The GBP/USD pair has extended its decline to around 1.2840 during Tuesday’s early European session, with the US Dollar (USD) maintaining strength amid ongoing Trump-related market rallies. Investors are focusing on the upcoming UK employment report, which could provide important insights into future Bank of England (BoE) policy.
BoE Rate Cut and Upcoming Job Data
The Bank of England (BoE) recently reduced its key interest rate by 25 basis points to 4.75%, with Governor Andrew Bailey stressing the need for a “gradual approach” to policy easing. The UK employment data, due later today, is expected to show a slight increase in the Unemployment Rate to 4.1% in the three months to September, up from 4.0% in the previous quarter. Wage growth is also in focus, with Average Earnings excluding bonuses projected to rise by 4.7%, down from 4.9% previously. A stronger-than-expected jobs report could support the Pound against the Dollar, potentially limiting the downside for GBP/USD.

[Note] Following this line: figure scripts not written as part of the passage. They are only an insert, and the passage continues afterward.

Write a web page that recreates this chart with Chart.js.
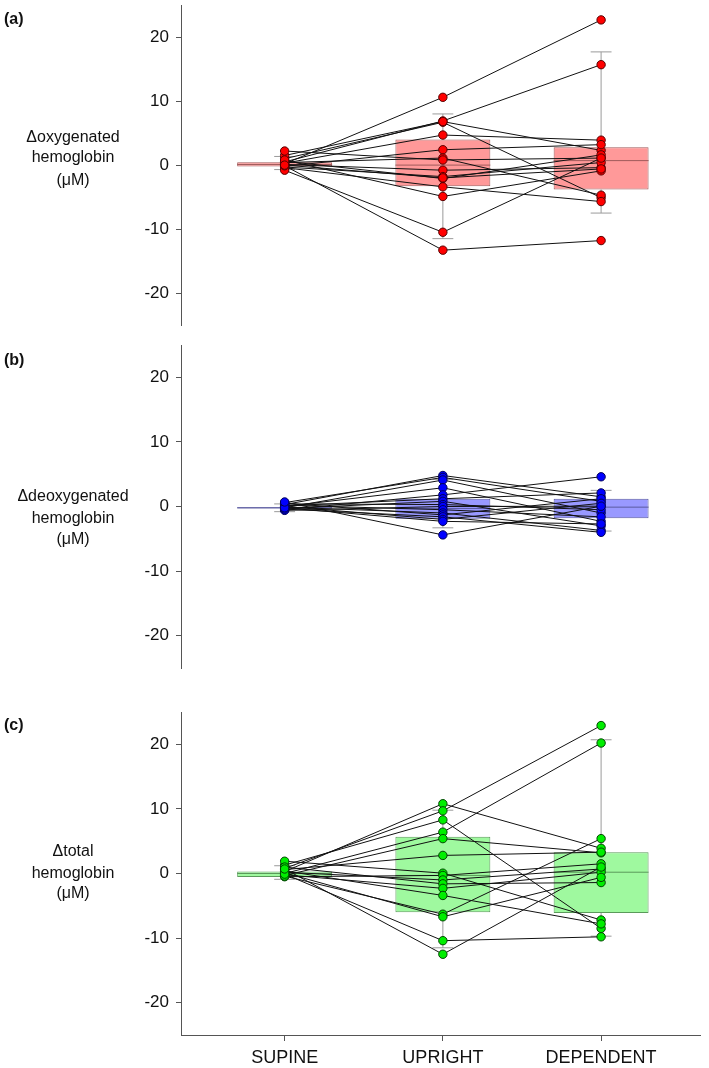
<!DOCTYPE html>
<html>
<head>
<meta charset="utf-8">
<script src="https://cdn.jsdelivr.net/npm/chart.js@4.4.1/dist/chart.umd.min.js"></script>
<style>
  html, body { margin: 0; padding: 0; background: #fff; }
  #wrap { position: relative; width: 709px; height: 1068px; }
  canvas { position: absolute; left: 0; }
</style>
</head>
<body>
<div id="wrap">
  <canvas id="cA" width="709" height="335" style="top:0px"></canvas>
  <canvas id="cB" width="709" height="345" style="top:335px"></canvas>
  <canvas id="cC" width="709" height="388" style="top:680px"></canvas>
</div>
<script>
// ---------- DATA ----------
const CATEGORIES = ['SUPINE', 'UPRIGHT', 'DEPENDENT'];
const Y_TICKS = [-20, -10, 0, 10, 20];

// (a) Δ oxygenated hemoglobin (μM), one value per subject
const OXY_SUPINE    = [0.2, 0.5, 1.0, 1.5, 0.3, -0.2, 0.4, 2.2, 0.1, -0.3, 0.6, -0.4, 0.8, -0.8, -0.1, 0.0];
const OXY_UPRIGHT   = [10.6, 6.9, 6.7, 6.8, 4.7, 2.4, 1.1, 0.8, -0.8, -1.8, -2.1, -3.4, -4.9, -10.5, -13.3, -2.0];
const OXY_DEPENDENT = [22.7, 15.7, -5.1, 2.3, 3.9, 3.2, -4.7, 1.1, -0.4, 0.4, 1.6, -5.7, -0.9, 1.1, -11.8, -0.6];
const OXY_Q1  = [-0.2, -3.3, -3.8];
const OXY_Q3  = [0.45, 4.0, 2.8];
const OXY_MED = [0.1, 0.0, 0.7];
const OXY_LO  = [-0.7, -11.5, -7.5];
const OXY_HI  = [1.35, 8.0, 17.7];

// (b) Δ deoxygenated hemoglobin (μM)
const DEOXY_SUPINE    = [0.3, 0.6, -0.2, 0.0, -0.5, 0.1, -0.3, 0.4, -0.6, 0.2, -0.1, 0.5, -0.4, 0.0, -0.2, 0.7];
const DEOXY_UPRIGHT   = [4.8, 4.5, 4.1, 2.9, 1.8, 1.2, 0.8, 0.3, 0.0, -0.5, -1.0, -1.3, -1.6, -2.0, -2.3, -4.4];
const DEOXY_DEPENDENT = [1.5, 0.8, -1.0, -2.3, 4.6, 2.1, -3.0, -0.5, 0.05, -1.6, -3.7, 1.2, -4.0, 0.5, -2.7, 0.05];
const DEOXY_Q1  = [-0.3, -1.9, -1.8];
const DEOXY_Q3  = [-0.1, 1.2, 1.2];
const DEOXY_MED = [-0.2, -0.3, -0.1];
const DEOXY_LO  = [-0.8, -3.3, -3.8];
const DEOXY_HI  = [0.4, 4.2, 2.5];

// (c) Δ total hemoglobin (μM)
const TOTAL_SUPINE    = [0.3, 0.8, 1.3, 0.0, -0.3, 0.6, 1.9, -0.5, 0.2, 1.0, -0.2, 0.4, -0.4, 0.1, -0.1, 0.7];
const TOTAL_UPRIGHT   = [10.8, 9.7, 8.3, 6.4, 5.4, 2.8, 0.05, -0.3, -1.0, -1.6, -2.3, -3.4, -6.3, -6.7, -10.4, -12.5];
const TOTAL_DEPENDENT = [3.9, 22.9, -8.5, 20.2, 3.2, 3.3, -7.2, 1.5, 0.7, -1.4, 0.2, -7.8, 5.4, -0.6, -9.8, 1.0];
const TOTAL_Q1  = [-0.55, -6.0, -6.1];
const TOTAL_Q3  = [0.3, 5.7, 3.3];
const TOTAL_MED = [0.0, -0.3, 0.2];
const TOTAL_LO  = [-0.9, -11.5, -9.7];
const TOTAL_HI  = [1.2, 9.8, 20.7];

// ---------- PLUGINS ----------
const FONT = '"Liberation Sans", Arial, Helvetica, sans-serif';

const boxPlugin = {
  id: 'boxWhisker',
  afterDatasetDraw(chart, args, opts) {
    if (args.meta.type !== 'bar') return;
    const ctx = chart.ctx;
    const ys = chart.scales.y;
    ctx.save();
    args.meta.data.forEach((bar, i) => {
      const x = bar.x;
      const half = bar.width / 2;
      const cap = bar.width * 0.11;
      const yq1 = ys.getPixelForValue(opts.q1[i]);
      const yq3 = ys.getPixelForValue(opts.q3[i]);
      const ylo = ys.getPixelForValue(opts.lo[i]);
      const yhi = ys.getPixelForValue(opts.hi[i]);
      const ymed = ys.getPixelForValue(opts.med[i]);
      ctx.strokeStyle = opts.whiskerColor;
      ctx.lineWidth = 1;
      ctx.beginPath();
      ctx.moveTo(x, Math.min(yq3, yq1)); ctx.lineTo(x, yhi);
      ctx.moveTo(x, Math.max(yq3, yq1)); ctx.lineTo(x, ylo);
      ctx.moveTo(x - cap, yhi); ctx.lineTo(x + cap, yhi);
      ctx.moveTo(x - cap, ylo); ctx.lineTo(x + cap, ylo);
      ctx.stroke();
      ctx.strokeStyle = opts.medianColor;
      ctx.beginPath();
      ctx.moveTo(x - half, ymed); ctx.lineTo(x + half, ymed);
      ctx.stroke();
    });
    ctx.restore();
  }
};

const textPlugin = {
  id: 'sideText',
  afterDraw(chart, args, opts) {
    const ctx = chart.ctx;
    ctx.save();
    ctx.fillStyle = '#111';
    ctx.textAlign = 'center';
    ctx.textBaseline = 'middle';
    ctx.font = '16px ' + FONT;
    opts.lines.forEach((t, i) => ctx.fillText(t, opts.x, opts.ys[i]));
    ctx.textAlign = 'left';
    ctx.font = 'bold 16px ' + FONT;
    ctx.fillText(opts.tag, 4, opts.tagY);
    ctx.restore();
  }
};

function noPad(s) { s.paddingTop = 0; s.paddingBottom = 0; s.paddingLeft = 0; s.paddingRight = 0; }

// ---------- BUILDER ----------
function makePanel(id, p) {
  const n = p.sup.length;
  const datasets = [];
  datasets.push({
    type: 'bar',
    data: [0, 1, 2].map(i => ({ x: i + 1, y: [p.q1[i], p.q3[i]] })),
    backgroundColor: p.boxFill,
    borderColor: p.boxEdge,
    borderWidth: 1,
    borderSkipped: false,
    barPercentage: 0.6,
    categoryPercentage: 1,
    order: 3
  });
  for (let s = 0; s < n; s++) {
    datasets.push({
      type: 'line',
      data: [{ x: 1, y: p.sup[s] }, { x: 2, y: p.up[s] }, { x: 3, y: p.dep[s] }],
      borderColor: '#111',
      borderWidth: 1,
      pointRadius: 0,
      tension: 0,
      fill: false,
      order: 2
    });
  }
  const pts = [];
  for (let s = 0; s < n; s++) {
    pts.push({ x: 1, y: p.sup[s] }, { x: 2, y: p.up[s] }, { x: 3, y: p.dep[s] });
  }
  datasets.push({
    type: 'scatter',
    data: pts,
    pointRadius: 4.2,
    pointBackgroundColor: p.dot,
    pointBorderColor: p.dotEdge,
    pointBorderWidth: 1,
    order: 1
  });

  return new Chart(document.getElementById(id), {
    type: 'bar',
    data: { datasets },
    options: {
      responsive: false,
      animation: false,
      events: [],
      layout: { padding: { top: p.padTop, bottom: p.padBottom, left: 0, right: 9 } },
      scales: {
        x: {
          type: 'linear',
          offset: false,
          min: 0.345, max: 3.625,
          display: p.showX,
          afterBuildTicks: s => { s.ticks = [1, 2, 3].map(v => ({ value: v })); },
          afterFit: s => { noPad(s); if (p.showX) s.height = 33; },
          grid: { display: true, offset: false, drawOnChartArea: false, drawTicks: true, tickLength: 6, tickColor: '#555', tickWidth: 1 },
          border: { display: true, color: '#555', width: 1 },
          ticks: {
            autoSkip: false, maxRotation: 0, padding: 6,
            color: '#111',
            font: { size: 18, family: FONT },
            callback: v => CATEGORIES[v - 1]
          }
        },
        y: {
          min: -25, max: 25,
          afterBuildTicks: s => { s.ticks = Y_TICKS.map(v => ({ value: v })); },
          afterFit: s => { noPad(s); s.width = 181; },
          grid: { display: true, drawOnChartArea: false, drawTicks: true, tickLength: 5, tickColor: '#555', tickWidth: 1 },
          border: { display: true, color: '#555', width: 1 },
          ticks: {
            padding: 7,
            color: '#111',
            font: { size: 17, family: FONT },
            callback: v => String(v)
          }
        }
      },
      plugins: {
        legend: { display: false },
        tooltip: { enabled: false },
        boxWhisker: { q1: p.q1, q3: p.q3, med: p.med, lo: p.lo, hi: p.hi, whiskerColor: '#9a9a9a', medianColor: p.boxEdge },
        sideText: { lines: p.title, x: 73, ys: p.titleY, tag: p.tag, tagY: p.tagY }
      }
    },
    plugins: [boxPlugin, textPlugin]
  });
}

makePanel('cA', {
  sup: OXY_SUPINE, up: OXY_UPRIGHT, dep: OXY_DEPENDENT,
  q1: OXY_Q1, q3: OXY_Q3, med: OXY_MED, lo: OXY_LO, hi: OXY_HI,
  boxFill: '#ff9999', boxEdge: '#a05a5a', dot: '#ff0000', dotEdge: '#550000',
  padTop: 3, padBottom: 10, showX: false,
  title: ['\u0394oxygenated', 'hemoglobin', '(\u03bcM)'], titleY: [138, 158, 181],
  tag: '(a)', tagY: 20
});
makePanel('cB', {
  sup: DEOXY_SUPINE, up: DEOXY_UPRIGHT, dep: DEOXY_DEPENDENT,
  q1: DEOXY_Q1, q3: DEOXY_Q3, med: DEOXY_MED, lo: DEOXY_LO, hi: DEOXY_HI,
  boxFill: '#9999ff', boxEdge: '#5a5aa0', dot: '#0000ff', dotEdge: '#000055',
  padTop: 10, padBottom: 12, showX: false,
  title: ['\u0394deoxygenated', 'hemoglobin', '(\u03bcM)'], titleY: [162, 184, 205],
  tag: '(b)', tagY: 26
});
makePanel('cC', {
  sup: TOTAL_SUPINE, up: TOTAL_UPRIGHT, dep: TOTAL_DEPENDENT,
  q1: TOTAL_Q1, q3: TOTAL_Q3, med: TOTAL_MED, lo: TOTAL_LO, hi: TOTAL_HI,
  boxFill: '#9ff99f', boxEdge: '#5a9a5a', dot: '#00ee00', dotEdge: '#004400',
  padTop: 32, padBottom: 0, showX: true,
  title: ['\u0394total', 'hemoglobin', '(\u03bcM)'], titleY: [172, 194, 214],
  tag: '(c)', tagY: 46
});
</script>
</body>
</html>
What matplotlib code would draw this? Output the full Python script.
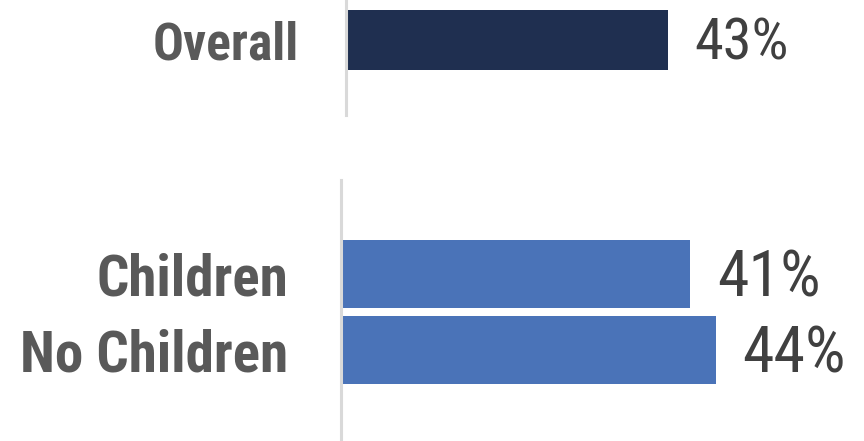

Trump Policies and US Dollar Strength
On the USD side, expectations of protectionist policies under the Trump administration—such as significant tariffs, tax cuts, and possible interference with Federal Reserve policy—continue to support the Greenback. These policies could drive bond yields higher, further strengthening the USD. Traders are also awaiting key US economic data later this week, including the Consumer Price Index (CPI), Producer Price Index (PPI), and Retail Sales, which will provide more clues on the Fed‘s path and impact the USD’s outlook.
In summary, GBP/USD remains under pressure as the USD strengthens, with market participants eyeing the UK employment report for potential catalysts. Any signs of stronger wage growth or employment data could offer some relief to the Pound, but the broader USD strength is likely to dominate in the short term.